L'article L. 335-12 du code de la propriété intellectuel se contente de poser le principe d'une obligation de surveillance d'un accès à internet contre tout acte de piraterie. On nous propose de réécrire cet article, sous la forme de l'article L. 336-3, à l'article 6 du présent projet de loi. Le dispositif serait donc élargi avec une obligation de sanction et des clauses d'exonération.
Nous avons déjà abordé cette question à l'article 2, à propos de la procédure de sanction de la HADOPI. Il ne s'agit pas de sanctionner la mise à disposition d'oeuvres protégées par le droit d'auteur ou les droits voisins, ni le téléchargement illégal en tant que tel ; il s'agit de sanctionner l'absence de surveillance de la connexion à Internet qui aurait permis ces actes de téléchargement illégal. Le lien entre le téléchargement illégal et la sanction est donc indirect, ce qui nous paraît très grave, car on ne respecte pas ici un principe général du droit, fondateur de l'état de droit : le principe de l'imputabilité de la faute.
Dans sa rédaction actuelle, l'article 6 viole même le principe de la personnalité des délits et des peines. Un père de famille – celui-là même qui a souvent été appelé à la rescousse dans nos débats – risquerait donc d'être sanctionné à la place d'un autre, qui aurait téléchargé illégalement une oeuvre protégée : l'un de ses enfants, son voisin qui se serait connecté à son réseau wifi ou toute autre personne ayant usurpé son adresse IP. Il ne serait pourtant complice ni directement ni indirectement de l'acte qu'on lui reprocherait.

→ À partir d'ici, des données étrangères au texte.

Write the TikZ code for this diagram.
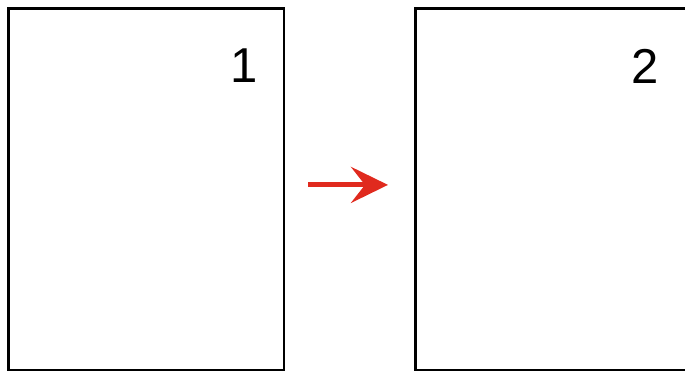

L'internaute aura les plus grandes difficultés à prouver sa bonne foi, puisque l'on ne part pas du principe, lui aussi fondateur de notre état de droit, de la présomption d'innocence, mais du principe contraire, celui de la présomption de culpabilité – qui, dans ce projet de loi, fait de tous les internautes des suspects en puissance. Comment l'abonné pourra-t-il prouver qu'il n'a pas téléchargé une oeuvre protégée ? Mme la ministre a suggéré qu'il pourrait prendre son disque dur sous le bras et l'apporter à la HADOPI. Notre collègue Gagnaire nous a mis en garde : il ne faut pas confondre le disque dur avec le circuit d'alimentation de l'ordinateur. Quand bien même l'internaute se pliera à cette procédure, cela ne prouvera rien.
Autre problème : l'abonné pourra être exonéré s'il a mis en oeuvre un des moyens de sécurisation, mais lui demandera-t-on de prouver que ces moyens étaient activés au moment du délit ?
Enfin, pourquoi l'abonné ne serait-il puni du défaut de surveillance de sa connexion que si cela a permis le téléchargement illégal d'oeuvres protégées, et non des échanges autrement plus graves ? Madame la ministre, nous reprenons ici une préoccupation que vous avez exprimée à propos des parents qui doivent protéger leurs enfants du visionnage de contenus pornographiques ou les empêcher d'être entraînés dans un réseau pédophile.
Ces questions sont posées, auxquelles il n'est pas apporté de réponses. Une fois de plus, un article du projet de loi place l'internaute dans une grande insécurité juridique.